Garett Jones and Robin Hanson on long-run consequences of growth, on 5 May 2014
Purpose of the conversation: In discussions about effective altruism and the distant future, there is a lot of speculation about the long-run consequences of economic growth, but economists haven’t been involved in the conversation.
Why these people: Robin is an economist interested in the distant future and some issues in effective altruism. Garett specializes in growth economics, and Robin recommended that we include him in this conversation.
We discussed whether we might run out significant innovations, how to assess the long-run consequences of faster growth, whether faster growth would affect the distant future, whether donating to a charity like GiveDirectly is an effective way of speeding up growth, whether faster growth now would make permanent technological stagnation less likely, and what work in economics might illuminate such questions.
David Christian on the Industrial Revolution and technological innovation, on 31 January 2014
Purpose of the conversation: I organized this call to learn about the extent to which the Industrial Revolution was contingent or inevitable, and how contingent/inevitable continued technological innovation is. I see this as an input to questions about how likely civilization is to recover from global catastrophic risks and how substantial the risk of long-term technological stagnation is.
Why this person: David Christian is the author of Maps of Time, a book covering the whole natural and social history of the world, with a few chapters on the Industrial Revolution and the Modern Revolution more generally. This book covered extremely long-term historical trends in a way that few other history books I’ve read have, so I thought he might be unusually likely to be interested in my questions. He commented on the inevitability of the Industrial Revolution in Maps of Time and he was visiting Oxford to give a lecture on his approach to history.

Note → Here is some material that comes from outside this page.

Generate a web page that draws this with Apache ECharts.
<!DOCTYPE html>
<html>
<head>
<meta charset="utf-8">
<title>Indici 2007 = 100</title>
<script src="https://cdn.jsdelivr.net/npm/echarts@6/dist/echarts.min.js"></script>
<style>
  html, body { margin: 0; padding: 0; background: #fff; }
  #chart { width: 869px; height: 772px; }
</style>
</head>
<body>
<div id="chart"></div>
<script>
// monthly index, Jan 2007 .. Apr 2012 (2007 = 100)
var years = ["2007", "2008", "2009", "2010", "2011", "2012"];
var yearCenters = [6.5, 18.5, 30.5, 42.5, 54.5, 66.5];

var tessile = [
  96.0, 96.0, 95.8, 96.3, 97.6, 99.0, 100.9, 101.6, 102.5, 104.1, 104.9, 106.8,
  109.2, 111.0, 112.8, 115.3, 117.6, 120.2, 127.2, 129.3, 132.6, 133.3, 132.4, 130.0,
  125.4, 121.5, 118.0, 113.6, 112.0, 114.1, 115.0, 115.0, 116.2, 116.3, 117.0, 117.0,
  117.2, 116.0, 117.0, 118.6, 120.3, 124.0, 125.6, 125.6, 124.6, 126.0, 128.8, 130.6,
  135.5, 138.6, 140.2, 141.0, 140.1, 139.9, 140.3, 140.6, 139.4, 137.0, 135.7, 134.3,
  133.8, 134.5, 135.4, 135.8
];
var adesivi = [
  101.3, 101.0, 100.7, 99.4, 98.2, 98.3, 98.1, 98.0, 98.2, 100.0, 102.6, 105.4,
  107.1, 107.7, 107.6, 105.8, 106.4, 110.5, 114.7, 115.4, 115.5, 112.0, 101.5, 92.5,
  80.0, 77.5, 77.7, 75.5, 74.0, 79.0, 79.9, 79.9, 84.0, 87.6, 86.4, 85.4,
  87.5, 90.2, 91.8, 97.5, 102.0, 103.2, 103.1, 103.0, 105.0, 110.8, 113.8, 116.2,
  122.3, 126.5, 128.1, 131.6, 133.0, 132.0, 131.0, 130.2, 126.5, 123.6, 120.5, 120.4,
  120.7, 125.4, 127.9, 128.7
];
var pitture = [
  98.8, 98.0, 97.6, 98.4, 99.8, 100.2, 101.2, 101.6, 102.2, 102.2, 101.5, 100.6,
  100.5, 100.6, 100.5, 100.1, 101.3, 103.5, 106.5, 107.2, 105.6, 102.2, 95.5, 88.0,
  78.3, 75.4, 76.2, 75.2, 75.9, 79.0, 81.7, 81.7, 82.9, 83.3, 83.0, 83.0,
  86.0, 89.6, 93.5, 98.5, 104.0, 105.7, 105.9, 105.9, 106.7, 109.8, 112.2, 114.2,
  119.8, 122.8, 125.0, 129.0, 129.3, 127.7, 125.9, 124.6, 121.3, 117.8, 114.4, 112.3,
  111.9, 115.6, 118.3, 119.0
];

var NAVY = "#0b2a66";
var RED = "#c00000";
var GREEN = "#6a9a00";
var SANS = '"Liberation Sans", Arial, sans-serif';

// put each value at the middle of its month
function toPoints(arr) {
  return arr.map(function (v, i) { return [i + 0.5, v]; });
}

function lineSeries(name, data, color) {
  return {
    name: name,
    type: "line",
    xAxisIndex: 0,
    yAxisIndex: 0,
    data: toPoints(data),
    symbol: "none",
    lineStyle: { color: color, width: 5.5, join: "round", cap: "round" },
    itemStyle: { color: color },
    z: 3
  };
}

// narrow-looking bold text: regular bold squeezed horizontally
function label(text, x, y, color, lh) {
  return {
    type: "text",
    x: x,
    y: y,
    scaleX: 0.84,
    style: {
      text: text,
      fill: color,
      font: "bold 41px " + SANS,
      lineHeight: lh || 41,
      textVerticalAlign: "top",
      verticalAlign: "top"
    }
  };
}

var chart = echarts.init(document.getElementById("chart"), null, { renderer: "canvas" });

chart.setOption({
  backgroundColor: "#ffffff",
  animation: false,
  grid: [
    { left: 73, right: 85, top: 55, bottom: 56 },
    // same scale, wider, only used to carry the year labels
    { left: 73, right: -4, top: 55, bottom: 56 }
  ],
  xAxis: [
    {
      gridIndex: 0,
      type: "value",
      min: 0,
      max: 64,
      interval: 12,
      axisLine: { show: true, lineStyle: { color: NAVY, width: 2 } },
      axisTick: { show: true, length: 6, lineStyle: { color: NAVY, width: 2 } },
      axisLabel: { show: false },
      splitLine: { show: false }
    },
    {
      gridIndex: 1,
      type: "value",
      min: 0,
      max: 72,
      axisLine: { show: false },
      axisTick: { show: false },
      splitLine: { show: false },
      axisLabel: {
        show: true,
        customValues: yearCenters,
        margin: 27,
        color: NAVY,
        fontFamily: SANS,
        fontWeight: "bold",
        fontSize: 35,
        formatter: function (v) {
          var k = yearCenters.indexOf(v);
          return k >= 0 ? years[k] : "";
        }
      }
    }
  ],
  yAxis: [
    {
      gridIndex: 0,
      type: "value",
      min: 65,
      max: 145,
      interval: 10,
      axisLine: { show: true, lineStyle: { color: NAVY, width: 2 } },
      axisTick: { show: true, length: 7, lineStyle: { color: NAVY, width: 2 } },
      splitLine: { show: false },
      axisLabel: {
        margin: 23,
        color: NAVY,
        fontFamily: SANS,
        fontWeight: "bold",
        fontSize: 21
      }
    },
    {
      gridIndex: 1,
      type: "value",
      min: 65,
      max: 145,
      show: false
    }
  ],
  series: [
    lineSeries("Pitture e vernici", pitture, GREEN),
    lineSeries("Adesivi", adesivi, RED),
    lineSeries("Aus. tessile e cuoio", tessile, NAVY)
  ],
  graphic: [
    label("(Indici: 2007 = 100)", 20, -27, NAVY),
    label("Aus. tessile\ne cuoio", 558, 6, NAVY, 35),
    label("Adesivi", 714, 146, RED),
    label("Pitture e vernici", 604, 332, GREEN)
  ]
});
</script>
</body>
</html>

In Professor Christian’s view, many aspects of the Industrial Revolution were not inevitable, but some extremely general aspects of industrialization (such as humans eventually gaining the ability to use fossil fuels) were essentially inevitable once there was a species capable of transferring substantial amounts of knowledge between people and across generations. He stressed that his view was not generally shared by historians. Historians tend not to discuss this question and are typically suspicious of the idea that important historical events were inevitable.
We didn’t end up discussing other transitions (e.g. the origin of life, eukaryotes, language, agriculture, agrarian civilizations, industrialization, etc.) or other possible critical junctures in the future.
Joel Mokyr on the Industrial Revolution and the future of growth, on 16 April 2014
Purpose of the call: I wanted to learn about the extent to which the Industrial Revolution is regarded as contingent or inevitable by economic historians, partly in hopes of illuminating the extent to which sustained economic progress in the future was likely to be contingent or inevitable, and what might affect whether there is sustained economic progress in the future.
Why this person: Mokyr is an eminent economic and technological historian who seemed especially likely to have plausible ideas about how the Industrial Revolution may have been highly contingent. He has also written about economic stagnation, arguing against his colleague Robert Gordon.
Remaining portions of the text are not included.